At this point I’m done with planes and I’m using light rasps and scrapers only.  If I see a high point on the blade, I’ll scribble on it with a pencil to indicate the high spot, then scrape off the pencil lines, and check it again.  It’s a technique I learned from making longbows.  Twenty five scrapes of a cabinet scraper can make the difference between a well-balanced bow and a stick.  It’s not that critical for a paddle, but hey, better too precise than not at all.  If you trust your eye, don’t worry about it.

You can see that on this paddle that it’s high on the left side, and I needed to take it off.  The black pencil marks are where I took the wood off.

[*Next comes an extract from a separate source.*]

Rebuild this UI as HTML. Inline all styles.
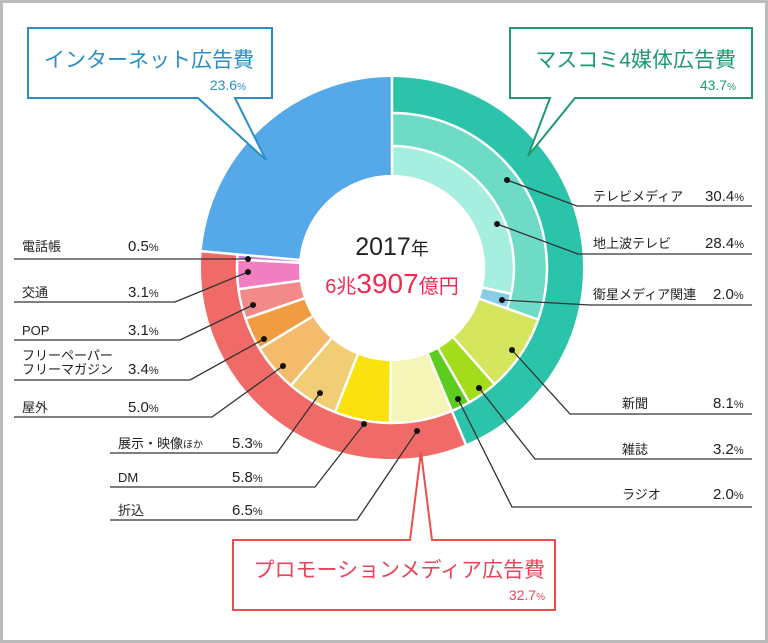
<!DOCTYPE html>
<html><head><meta charset="utf-8"><style>
html,body{margin:0;padding:0;background:#fff;}
svg{display:block;font-family:"Liberation Sans","Noto Sans CJK JP",sans-serif;}
</style></head><body>
<svg width="768" height="643" viewBox="0 0 768 643" xmlns="http://www.w3.org/2000/svg">
<rect x="1.5" y="1.5" width="765" height="640" fill="#fff" stroke="#bbb" stroke-width="3"/>
<g fill="none" transform="rotate(-90 392 268)">
<circle cx="392" cy="268" r="142" stroke="#55a9e8" stroke-width="98" pathLength="360" stroke-dasharray="85 360" stroke-dashoffset="-275"/>
<circle cx="392" cy="268" r="173" stroke="#2bc4aa" stroke-width="36" pathLength="360" stroke-dasharray="157.3 360" stroke-dashoffset="0"/>
<circle cx="392" cy="268" r="173" stroke="#f06b67" stroke-width="36" pathLength="360" stroke-dasharray="117.7 360" stroke-dashoffset="-157.3"/>
<circle cx="392" cy="268" r="138.5" stroke="#6ddbc5" stroke-width="33" pathLength="360" stroke-dasharray="109.4 360" stroke-dashoffset="0"/>
<circle cx="392" cy="268" r="107.5" stroke="#a6efe0" stroke-width="29" pathLength="360" stroke-dasharray="102.2 360" stroke-dashoffset="0"/>
<circle cx="392" cy="268" r="107.5" stroke="#87cde8" stroke-width="29" pathLength="360" stroke-dasharray="7.2 360" stroke-dashoffset="-102.2"/>
<g stroke-width="62">
<circle cx="392" cy="268" r="124" stroke="#d5e55e" pathLength="360" stroke-dasharray="29.2 360" stroke-dashoffset="-109.4"/>
<circle cx="392" cy="268" r="124" stroke="#a3dc1a" pathLength="360" stroke-dasharray="11.5 360" stroke-dashoffset="-138.6"/>
<circle cx="392" cy="268" r="124" stroke="#5ccc1e" pathLength="360" stroke-dasharray="7.2 360" stroke-dashoffset="-150.1"/>
<circle cx="392" cy="268" r="124" stroke="#f4f5b6" pathLength="360" stroke-dasharray="23.4 360" stroke-dashoffset="-157.3"/>
<circle cx="392" cy="268" r="124" stroke="#fae20e" pathLength="360" stroke-dasharray="20.9 360" stroke-dashoffset="-180.7"/>
<circle cx="392" cy="268" r="124" stroke="#f1ce76" pathLength="360" stroke-dasharray="19.1 360" stroke-dashoffset="-201.6"/>
<circle cx="392" cy="268" r="124" stroke="#f4bb6c" pathLength="360" stroke-dasharray="18 360" stroke-dashoffset="-220.7"/>
<circle cx="392" cy="268" r="124" stroke="#f29c42" pathLength="360" stroke-dasharray="12.2 360" stroke-dashoffset="-238.7"/>
<circle cx="392" cy="268" r="124" stroke="#f28a8a" pathLength="360" stroke-dasharray="11.2 360" stroke-dashoffset="-250.9"/>
<circle cx="392" cy="268" r="124" stroke="#f07ec0" pathLength="360" stroke-dasharray="11.1 360" stroke-dashoffset="-262.1"/>
<circle cx="392" cy="268" r="124" stroke="#c97ddc" pathLength="360" stroke-dasharray="1.8 360" stroke-dashoffset="-273.2"/>
</g>
<circle cx="392" cy="268" r="155" stroke="#fff" stroke-width="2.5" pathLength="360" stroke-dasharray="275 360" stroke-dashoffset="0"/>
<circle cx="392" cy="268" r="122" stroke="#fff" stroke-width="2.5" pathLength="360" stroke-dasharray="109.4 360" stroke-dashoffset="0"/>
</g>
<g stroke="#fff" stroke-width="2.5">
<line x1="392" y1="175" x2="392" y2="77"/>
<line x1="427.9" y1="353.7" x2="465.7" y2="444.1"/>
<line x1="299.4" y1="259.9" x2="201.7" y2="251.3"/>
<line x1="482.9" y1="287.6" x2="511.2" y2="293.8"/>
<line x1="479.7" y1="298.9" x2="538.2" y2="319.5"/>
<line x1="453.5" y1="337.7" x2="494.5" y2="384.3"/>
<line x1="438.4" y1="348.6" x2="469.3" y2="402.4"/>
<line x1="390.9" y1="361" x2="390.1" y2="423"/>
<line x1="357.8" y1="354.5" x2="335" y2="412.2"/>
<line x1="331.4" y1="338.5" x2="290.9" y2="385.5"/>
<line x1="312.6" y1="316.4" x2="259.6" y2="348.6"/>
<line x1="304.1" y1="298.4" x2="245.5" y2="318.7"/>
<line x1="299.8" y1="280.7" x2="238.4" y2="289.2"/>
<line x1="299.2" y1="262.8" x2="237.3" y2="259.4"/>
</g>
<circle cx="392" cy="268" r="93" fill="#fff"/>
<text x="392" y="255" text-anchor="middle" font-size="25" fill="#222">2017<tspan font-size="18">年</tspan></text>
<text x="392" y="293" text-anchor="middle" font-size="28" fill="#ee2a55"><tspan font-size="20">6兆</tspan>3907<tspan font-size="20">億円</tspan></text>
<g stroke="#333" stroke-width="1.3" fill="none">
<polyline points="14,259 248,259"/>
<polyline points="14,302 175,302 248,272"/>
<polyline points="14,340 180,340 253,305"/>
<polyline points="14,380 190,380 264,339"/>
<polyline points="14,417 212,417 283,366"/>
<polyline points="110,453 277,453 320,393"/>
<polyline points="110,487 315,487 364,424"/>
<polyline points="110,520 357,520 417,431"/>
<polyline points="752,206 577,206 507,180"/>
<polyline points="752,254 578,254 497,224"/>
<polyline points="752,305 590,305 502,300"/>
<polyline points="752,414 570,414 512,350"/>
<polyline points="752,459 535,459 479,388"/>
<polyline points="752,507 512,507 458,399"/>
</g>
<g fill="#111">
<circle cx="248" cy="259" r="3"/><circle cx="248" cy="272" r="3"/><circle cx="253" cy="305" r="3"/><circle cx="264" cy="339" r="3"/>
<circle cx="283" cy="366" r="3"/><circle cx="320" cy="393" r="3"/><circle cx="364" cy="424" r="3"/><circle cx="417" cy="431" r="3"/>
<circle cx="507" cy="180" r="3"/><circle cx="497" cy="224" r="3"/><circle cx="502" cy="300" r="3"/><circle cx="512" cy="350" r="3"/>
<circle cx="479" cy="388" r="3"/><circle cx="458" cy="399" r="3"/>
</g>
<g font-size="13" fill="#222">
<text x="22" y="251">電話帳</text><text x="128" y="251" font-size="15">0.5<tspan font-size="11">%</tspan></text>
<text x="22" y="297">交通</text><text x="128" y="297" font-size="15">3.1<tspan font-size="11">%</tspan></text>
<text x="22" y="335">POP</text><text x="128" y="335" font-size="15">3.1<tspan font-size="11">%</tspan></text>
<text x="22" y="360">フリーペーパー</text><text x="22" y="374">フリーマガジン</text><text x="128" y="374" font-size="15">3.4<tspan font-size="11">%</tspan></text>
<text x="22" y="412">屋外</text><text x="128" y="412" font-size="15">5.0<tspan font-size="11">%</tspan></text>
<text x="118" y="448">展示・映像<tspan font-size="10">ほか</tspan></text><text x="232" y="448" font-size="15">5.3<tspan font-size="11">%</tspan></text>
<text x="118" y="482">DM</text><text x="232" y="482" font-size="15">5.8<tspan font-size="11">%</tspan></text>
<text x="118" y="515">折込</text><text x="232" y="515" font-size="15">6.5<tspan font-size="11">%</tspan></text>
<text x="593" y="201">テレビメディア</text><text x="705" y="201" font-size="15">30.4<tspan font-size="11">%</tspan></text>
<text x="593" y="248">地上波テレビ</text><text x="705" y="248" font-size="15">28.4<tspan font-size="11">%</tspan></text>
<text x="593" y="299">衛星メディア関連</text><text x="713" y="299" font-size="15">2.0<tspan font-size="11">%</tspan></text>
<text x="622" y="408">新聞</text><text x="713" y="408" font-size="15">8.1<tspan font-size="11">%</tspan></text>
<text x="622" y="454">雑誌</text><text x="713" y="454" font-size="15">3.2<tspan font-size="11">%</tspan></text>
<text x="622" y="499">ラジオ</text><text x="713" y="499" font-size="15">2.0<tspan font-size="11">%</tspan></text>
</g>
<path d="M28,28 H272 V98 H235 L266,160 L198,98 H28 Z" fill="#fff" stroke="#2a8fc4" stroke-width="2"/>
<text x="44" y="67" font-size="21" fill="#2a8fc4">インターネット広告費</text>
<text x="246" y="90" font-size="14" fill="#2a8fc4" text-anchor="end">23.6<tspan font-size="10">%</tspan></text>
<path d="M510,28 H752 V98 H575 L528,156 L550,98 H510 Z" fill="#fff" stroke="#1f9a70" stroke-width="2"/>
<text x="736" y="67" font-size="21" fill="#1f9a70" text-anchor="end">マスコミ4媒体広告費</text>
<text x="736" y="90" font-size="14" fill="#1f9a70" text-anchor="end">43.7<tspan font-size="10">%</tspan></text>
<path d="M233,540 H410 L421,452 L432,540 H555 V610 H233 Z" fill="#fff" stroke="#e8504e" stroke-width="2"/>
<text x="545" y="577" font-size="21" fill="#e8455a" text-anchor="end">プロモーションメディア広告費</text>
<text x="545" y="600" font-size="14" fill="#e8455a" text-anchor="end">32.7<tspan font-size="10">%</tspan></text>
</svg>
</body></html>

10)  Start finish sanding.  You should have a pretty good feeling by now…you’ve created a pretty nice piece of art that doubles as a useful tool.  Start with a pretty gritty sandpaper (80 on hardwoods, 120 on softer woods) and sand until the rasp marks are gone. Switch to finer grits until you get to 180-200 or so.

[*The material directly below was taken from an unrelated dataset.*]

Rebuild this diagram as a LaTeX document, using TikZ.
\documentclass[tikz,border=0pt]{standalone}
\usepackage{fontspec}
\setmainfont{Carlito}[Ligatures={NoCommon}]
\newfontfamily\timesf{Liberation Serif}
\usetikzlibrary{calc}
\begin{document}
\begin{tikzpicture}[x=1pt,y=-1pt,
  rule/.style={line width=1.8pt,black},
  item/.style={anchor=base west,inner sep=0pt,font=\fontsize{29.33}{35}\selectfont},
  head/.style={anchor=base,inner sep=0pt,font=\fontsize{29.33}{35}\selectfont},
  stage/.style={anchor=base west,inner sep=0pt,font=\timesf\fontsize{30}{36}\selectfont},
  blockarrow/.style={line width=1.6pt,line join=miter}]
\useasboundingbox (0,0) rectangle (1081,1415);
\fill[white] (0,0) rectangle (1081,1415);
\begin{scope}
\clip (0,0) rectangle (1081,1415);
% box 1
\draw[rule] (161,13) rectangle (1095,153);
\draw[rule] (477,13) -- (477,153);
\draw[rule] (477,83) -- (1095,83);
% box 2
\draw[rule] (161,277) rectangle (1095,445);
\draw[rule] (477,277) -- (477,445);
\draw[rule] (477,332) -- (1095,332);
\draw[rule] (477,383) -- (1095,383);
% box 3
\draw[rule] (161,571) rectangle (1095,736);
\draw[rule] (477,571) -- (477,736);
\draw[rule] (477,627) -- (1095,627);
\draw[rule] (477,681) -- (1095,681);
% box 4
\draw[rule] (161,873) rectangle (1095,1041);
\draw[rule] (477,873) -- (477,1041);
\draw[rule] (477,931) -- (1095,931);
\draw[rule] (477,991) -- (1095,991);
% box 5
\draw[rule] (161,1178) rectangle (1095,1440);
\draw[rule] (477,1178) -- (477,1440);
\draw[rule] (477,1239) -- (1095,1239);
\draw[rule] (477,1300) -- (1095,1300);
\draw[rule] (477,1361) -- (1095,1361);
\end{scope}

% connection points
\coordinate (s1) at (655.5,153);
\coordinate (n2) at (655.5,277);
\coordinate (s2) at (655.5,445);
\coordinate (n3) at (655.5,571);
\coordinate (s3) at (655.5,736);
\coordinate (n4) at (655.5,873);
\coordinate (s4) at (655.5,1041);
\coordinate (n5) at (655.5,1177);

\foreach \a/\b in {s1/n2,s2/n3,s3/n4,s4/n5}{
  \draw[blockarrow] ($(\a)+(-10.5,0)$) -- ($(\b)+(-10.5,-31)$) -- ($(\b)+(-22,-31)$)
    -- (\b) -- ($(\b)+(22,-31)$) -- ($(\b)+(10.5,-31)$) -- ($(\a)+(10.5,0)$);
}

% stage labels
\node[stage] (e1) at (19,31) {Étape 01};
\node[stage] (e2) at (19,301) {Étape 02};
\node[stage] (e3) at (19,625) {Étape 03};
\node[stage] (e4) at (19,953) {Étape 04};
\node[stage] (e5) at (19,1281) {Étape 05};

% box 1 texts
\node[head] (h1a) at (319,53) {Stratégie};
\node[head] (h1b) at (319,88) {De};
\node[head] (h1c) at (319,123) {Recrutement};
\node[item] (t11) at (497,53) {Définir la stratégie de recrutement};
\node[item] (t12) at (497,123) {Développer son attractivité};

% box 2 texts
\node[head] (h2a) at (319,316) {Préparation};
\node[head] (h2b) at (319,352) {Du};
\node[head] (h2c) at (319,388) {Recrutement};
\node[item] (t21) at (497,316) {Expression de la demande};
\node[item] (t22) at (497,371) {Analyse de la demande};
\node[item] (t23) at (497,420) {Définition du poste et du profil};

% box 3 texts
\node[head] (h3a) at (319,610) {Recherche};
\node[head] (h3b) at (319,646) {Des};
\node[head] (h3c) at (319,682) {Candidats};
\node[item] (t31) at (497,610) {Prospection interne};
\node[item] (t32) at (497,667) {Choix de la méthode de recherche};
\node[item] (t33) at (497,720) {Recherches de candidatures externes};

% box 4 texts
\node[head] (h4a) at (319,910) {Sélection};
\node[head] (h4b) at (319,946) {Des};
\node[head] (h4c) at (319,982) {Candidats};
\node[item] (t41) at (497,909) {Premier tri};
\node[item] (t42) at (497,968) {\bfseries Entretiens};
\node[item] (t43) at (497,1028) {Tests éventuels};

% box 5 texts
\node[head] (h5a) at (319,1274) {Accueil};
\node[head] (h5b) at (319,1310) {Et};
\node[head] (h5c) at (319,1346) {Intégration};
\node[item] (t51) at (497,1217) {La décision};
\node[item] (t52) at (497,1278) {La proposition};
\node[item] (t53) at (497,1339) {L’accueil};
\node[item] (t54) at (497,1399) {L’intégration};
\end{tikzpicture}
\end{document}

A flexible sanding block is nice to work the blade: it gives you some control over the surface of the paper without being too rigid.  For the shaft, the old shoeshine method works great: cut a 1×8″ piece of sandpaper and buff the shaft like it’s the front of a nice pair of dress shoes. Cabinet scrapers work well too, so if you’re making a hardwood paddle, go for it.

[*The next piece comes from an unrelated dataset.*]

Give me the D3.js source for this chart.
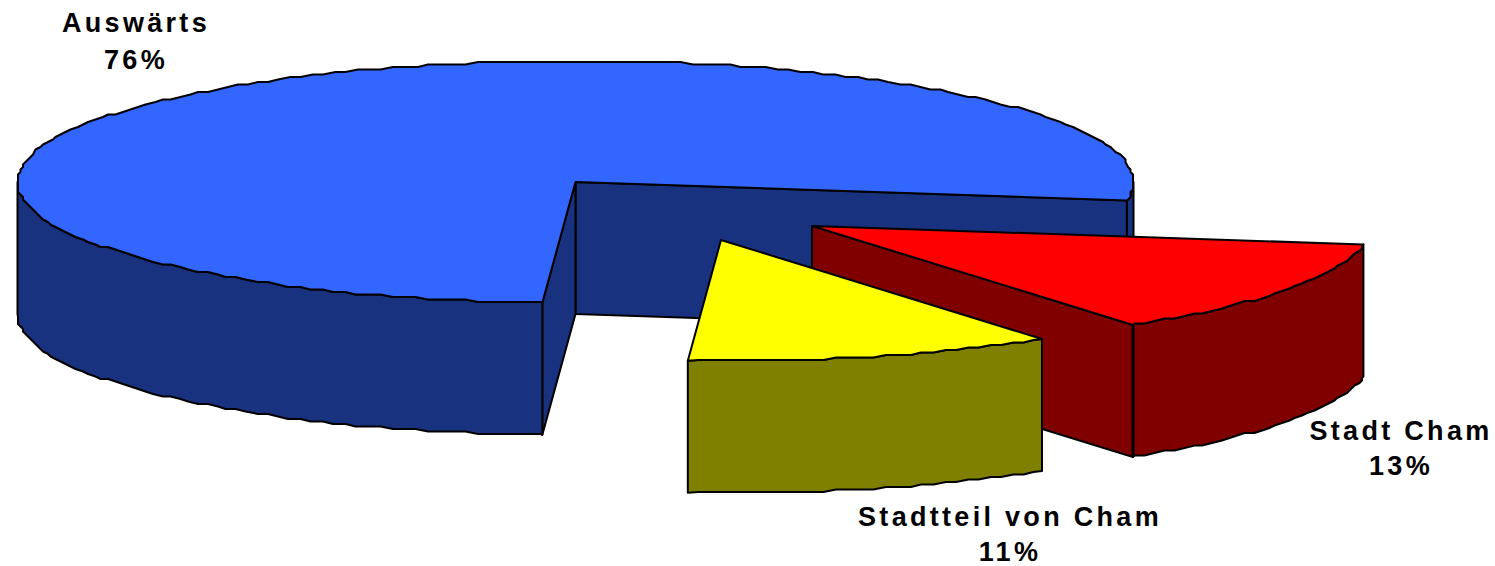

11)  Prepare for finishing.  Take your lovely paddle and get it wet to raise the grain.  Don’t soak it. Do not soak it.  A spray bottle of water is plenty to do the job.  After it dries, sand it again with some 220 grit to knock down the grain.  Now for the fun.

12)  Choose a finish. This is a religious discussion.  Spar varnish?  Swedish oil finishes?  Beeswax and linseed oil?  Hempseed oil?  My preference is a combination.

I like varnishing blades.  Obviously that’s the part that’s in the water the most, and I like them sealed up good to prevent warping.  I start with a half cup of spar varnish thinned with a few teaspoons of paint thinner.  This lowers the viscosity and lets it soak deep into the grain.  Soak the blade thoroughly and hang it to dry overnight.  Hit it with a fine sandpaper the next day and use straight varnish to protect the paddle blade.  Put on as many coats as you want to.  Three or four is usually plenty (not including the priming coat).

You can do the same to the shaft if you prefer that.  Heck, you can do that to the whole paddle if you want to.  I prefer oiled shafts and grips, they feel a little better on my hand. Varnish can get sticky when it gets wet, and with an oiled grip and shaft I’ve never had a single blister.

Whatever oil finish you use, the trick is to really penetrate the wood.  I like a mix of linseed oil and beeswax.  Don’t use raw linseed unless you want to pass along a wet paddle to your estate in your last will and testament.  I often use a blow dryer to really drive the oil into the wood for the first few coats.  Once the wood is wet with oil, I like to wet-sand the surface with 320 wet-dry and create a slurry of wood dust and oil and drive it into the pores of the wood.  Wet sand it, let it sit 20 minutes or so and rub it down with a lint-free cloth.

Repeat as many times as you can stand.  I oil my standard use paddles three or four times a season, more if I feel like it.  The lesser used ones get a coat early season and before I put them to bed for the winter.

13)  Test it.  You gotta get it wet.  Take out your favorite canoe (or borrow one from a friend).  Your paddle should slip into the water quietly and you should feel the paddle flex slightly when you load up the blade.  A flexible paddle is easier on your body than a stiff, rigid one, and that load you put on the blade you get back at the end of the stroke.

Clearly a traditional paddle isn’t for everyone, but it is a fun way to improve your woodworking skills.  Even if you’re not a paddler, you probably have a friend who is.

I have a dear old friend and mentor who guided in the Boundary Waters for a few years back in the old days.  At his stage in life there’s nothing I can give him…except a piece of my heart, hands and soul.  This guy is tougher than a boiled owl gizzard, but I tell you: the only time I’ve seen him get misty is when I gave him a handmade paddle, the best gift a man can give to another man.